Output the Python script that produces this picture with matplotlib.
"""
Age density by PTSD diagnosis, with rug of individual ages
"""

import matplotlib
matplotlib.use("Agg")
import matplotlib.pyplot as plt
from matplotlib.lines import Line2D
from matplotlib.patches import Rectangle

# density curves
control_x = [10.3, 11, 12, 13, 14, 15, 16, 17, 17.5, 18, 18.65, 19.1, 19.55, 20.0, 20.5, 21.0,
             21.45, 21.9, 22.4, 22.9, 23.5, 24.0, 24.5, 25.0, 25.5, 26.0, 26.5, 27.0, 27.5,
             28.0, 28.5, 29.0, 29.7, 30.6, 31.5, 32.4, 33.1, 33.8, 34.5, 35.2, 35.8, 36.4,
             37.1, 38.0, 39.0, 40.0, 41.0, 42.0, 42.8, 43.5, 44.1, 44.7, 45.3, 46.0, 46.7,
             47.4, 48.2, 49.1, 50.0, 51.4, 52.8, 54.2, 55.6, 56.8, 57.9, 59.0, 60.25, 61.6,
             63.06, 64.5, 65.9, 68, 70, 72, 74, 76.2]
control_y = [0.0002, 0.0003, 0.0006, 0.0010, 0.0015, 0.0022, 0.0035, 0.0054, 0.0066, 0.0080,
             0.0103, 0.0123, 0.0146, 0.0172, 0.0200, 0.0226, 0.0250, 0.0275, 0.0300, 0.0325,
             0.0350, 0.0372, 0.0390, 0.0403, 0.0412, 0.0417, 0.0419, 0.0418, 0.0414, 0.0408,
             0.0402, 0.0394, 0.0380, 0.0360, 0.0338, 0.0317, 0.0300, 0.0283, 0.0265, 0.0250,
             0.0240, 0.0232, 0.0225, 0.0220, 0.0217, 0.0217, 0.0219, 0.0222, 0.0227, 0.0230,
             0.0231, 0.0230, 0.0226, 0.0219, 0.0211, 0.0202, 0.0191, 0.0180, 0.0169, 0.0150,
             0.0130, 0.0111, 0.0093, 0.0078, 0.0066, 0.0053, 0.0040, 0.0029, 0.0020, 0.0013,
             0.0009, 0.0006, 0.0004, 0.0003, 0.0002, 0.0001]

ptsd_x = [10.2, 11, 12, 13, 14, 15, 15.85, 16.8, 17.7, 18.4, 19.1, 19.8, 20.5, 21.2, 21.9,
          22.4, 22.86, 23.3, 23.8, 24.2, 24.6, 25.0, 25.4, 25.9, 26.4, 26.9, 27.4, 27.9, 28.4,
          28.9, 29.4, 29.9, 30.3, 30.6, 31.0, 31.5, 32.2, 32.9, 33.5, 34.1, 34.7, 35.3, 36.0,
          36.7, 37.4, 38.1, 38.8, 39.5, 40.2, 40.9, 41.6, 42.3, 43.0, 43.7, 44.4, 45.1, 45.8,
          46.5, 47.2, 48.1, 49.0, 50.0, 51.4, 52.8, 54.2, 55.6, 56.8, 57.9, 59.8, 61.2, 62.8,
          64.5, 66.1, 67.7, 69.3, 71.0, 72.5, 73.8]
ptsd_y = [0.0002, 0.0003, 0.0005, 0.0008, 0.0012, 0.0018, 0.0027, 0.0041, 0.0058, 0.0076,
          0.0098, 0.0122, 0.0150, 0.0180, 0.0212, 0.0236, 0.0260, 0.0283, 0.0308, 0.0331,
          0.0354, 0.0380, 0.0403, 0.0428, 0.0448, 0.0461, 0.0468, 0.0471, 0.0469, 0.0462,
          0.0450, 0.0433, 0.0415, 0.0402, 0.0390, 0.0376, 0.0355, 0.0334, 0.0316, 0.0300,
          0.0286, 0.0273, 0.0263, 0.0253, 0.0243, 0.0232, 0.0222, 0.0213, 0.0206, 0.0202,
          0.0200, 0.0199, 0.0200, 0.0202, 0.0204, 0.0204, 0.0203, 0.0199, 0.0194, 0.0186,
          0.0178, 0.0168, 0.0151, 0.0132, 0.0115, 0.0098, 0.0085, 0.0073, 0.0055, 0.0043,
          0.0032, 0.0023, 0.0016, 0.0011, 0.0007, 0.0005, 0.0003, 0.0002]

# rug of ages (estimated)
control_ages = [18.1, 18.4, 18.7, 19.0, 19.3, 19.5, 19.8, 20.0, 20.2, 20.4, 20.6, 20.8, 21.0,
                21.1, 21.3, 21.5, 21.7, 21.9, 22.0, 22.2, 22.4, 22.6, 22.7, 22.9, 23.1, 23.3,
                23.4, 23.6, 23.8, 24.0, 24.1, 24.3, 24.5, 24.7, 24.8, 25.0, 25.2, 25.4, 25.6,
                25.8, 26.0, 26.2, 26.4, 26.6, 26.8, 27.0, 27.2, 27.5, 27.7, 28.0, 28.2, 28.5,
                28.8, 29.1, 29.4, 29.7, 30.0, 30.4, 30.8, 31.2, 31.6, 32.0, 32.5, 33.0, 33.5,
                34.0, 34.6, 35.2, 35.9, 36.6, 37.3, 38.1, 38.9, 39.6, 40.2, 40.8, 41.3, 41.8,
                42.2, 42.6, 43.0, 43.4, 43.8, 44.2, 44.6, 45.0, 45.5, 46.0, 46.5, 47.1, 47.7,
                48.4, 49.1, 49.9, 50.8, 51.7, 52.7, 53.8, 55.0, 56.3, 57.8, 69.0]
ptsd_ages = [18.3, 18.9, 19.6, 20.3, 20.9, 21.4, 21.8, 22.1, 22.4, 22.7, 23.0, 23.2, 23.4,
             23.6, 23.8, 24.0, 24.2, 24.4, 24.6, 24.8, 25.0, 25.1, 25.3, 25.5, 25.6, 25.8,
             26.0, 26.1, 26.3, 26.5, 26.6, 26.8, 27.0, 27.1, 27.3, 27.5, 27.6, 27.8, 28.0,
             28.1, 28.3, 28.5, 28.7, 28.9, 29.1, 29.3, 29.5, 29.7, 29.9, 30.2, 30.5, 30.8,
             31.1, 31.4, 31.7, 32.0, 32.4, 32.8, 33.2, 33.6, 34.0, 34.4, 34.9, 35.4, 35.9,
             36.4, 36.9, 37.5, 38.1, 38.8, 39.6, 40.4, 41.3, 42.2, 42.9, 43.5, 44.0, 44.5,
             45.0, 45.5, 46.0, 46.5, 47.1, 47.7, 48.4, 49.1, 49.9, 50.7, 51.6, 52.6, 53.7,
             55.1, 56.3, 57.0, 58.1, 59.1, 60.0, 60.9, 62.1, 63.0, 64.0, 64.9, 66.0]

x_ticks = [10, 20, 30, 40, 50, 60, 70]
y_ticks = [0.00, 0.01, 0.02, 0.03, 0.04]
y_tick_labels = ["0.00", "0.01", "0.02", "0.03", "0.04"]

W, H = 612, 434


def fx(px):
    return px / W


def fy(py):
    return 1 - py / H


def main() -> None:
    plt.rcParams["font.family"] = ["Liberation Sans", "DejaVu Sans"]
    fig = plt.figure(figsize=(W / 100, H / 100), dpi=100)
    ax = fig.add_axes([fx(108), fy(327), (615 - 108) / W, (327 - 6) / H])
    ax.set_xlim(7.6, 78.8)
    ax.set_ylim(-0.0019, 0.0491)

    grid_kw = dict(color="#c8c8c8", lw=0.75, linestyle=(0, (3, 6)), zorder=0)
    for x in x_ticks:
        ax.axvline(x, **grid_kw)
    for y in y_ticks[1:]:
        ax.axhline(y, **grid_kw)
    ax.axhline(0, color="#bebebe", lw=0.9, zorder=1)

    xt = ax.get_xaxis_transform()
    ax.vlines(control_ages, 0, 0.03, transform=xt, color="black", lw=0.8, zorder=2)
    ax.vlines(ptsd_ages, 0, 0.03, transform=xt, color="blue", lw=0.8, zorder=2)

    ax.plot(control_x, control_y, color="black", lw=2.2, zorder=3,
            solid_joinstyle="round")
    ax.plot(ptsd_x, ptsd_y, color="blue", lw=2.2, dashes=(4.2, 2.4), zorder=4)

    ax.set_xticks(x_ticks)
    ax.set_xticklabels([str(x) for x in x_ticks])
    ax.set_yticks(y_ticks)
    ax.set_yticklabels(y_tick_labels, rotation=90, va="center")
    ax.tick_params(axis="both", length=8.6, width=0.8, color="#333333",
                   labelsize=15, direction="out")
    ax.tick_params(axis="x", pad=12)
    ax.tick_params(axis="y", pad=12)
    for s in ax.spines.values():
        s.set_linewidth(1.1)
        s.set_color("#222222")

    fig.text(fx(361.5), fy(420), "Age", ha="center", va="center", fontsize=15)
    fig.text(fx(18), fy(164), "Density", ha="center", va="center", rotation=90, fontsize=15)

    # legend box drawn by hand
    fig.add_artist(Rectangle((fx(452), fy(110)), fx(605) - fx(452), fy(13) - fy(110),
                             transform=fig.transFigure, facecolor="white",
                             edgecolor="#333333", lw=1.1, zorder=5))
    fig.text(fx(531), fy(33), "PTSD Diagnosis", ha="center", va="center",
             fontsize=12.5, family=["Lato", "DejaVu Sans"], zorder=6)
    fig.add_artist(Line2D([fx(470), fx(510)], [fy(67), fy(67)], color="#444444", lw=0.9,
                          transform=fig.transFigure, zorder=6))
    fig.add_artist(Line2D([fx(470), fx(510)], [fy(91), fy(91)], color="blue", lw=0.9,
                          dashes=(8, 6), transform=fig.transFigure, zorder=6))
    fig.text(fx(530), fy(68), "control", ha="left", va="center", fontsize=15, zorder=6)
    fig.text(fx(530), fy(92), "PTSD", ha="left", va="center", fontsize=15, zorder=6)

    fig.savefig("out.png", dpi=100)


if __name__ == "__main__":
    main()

What you are asked to do.
Word for word, quote the lines of the material from the first line through the line with "from matplotlib.patches import Rectangle", both ends included.

Task response.
Output the Python script that produces this picture with matplotlib.
"""
Age density by PTSD diagnosis, with rug of individual ages
"""

import matplotlib
matplotlib.use("Agg")
import matplotlib.pyplot as plt
from matplotlib.lines import Line2D
from matplotlib.patches import Rectangle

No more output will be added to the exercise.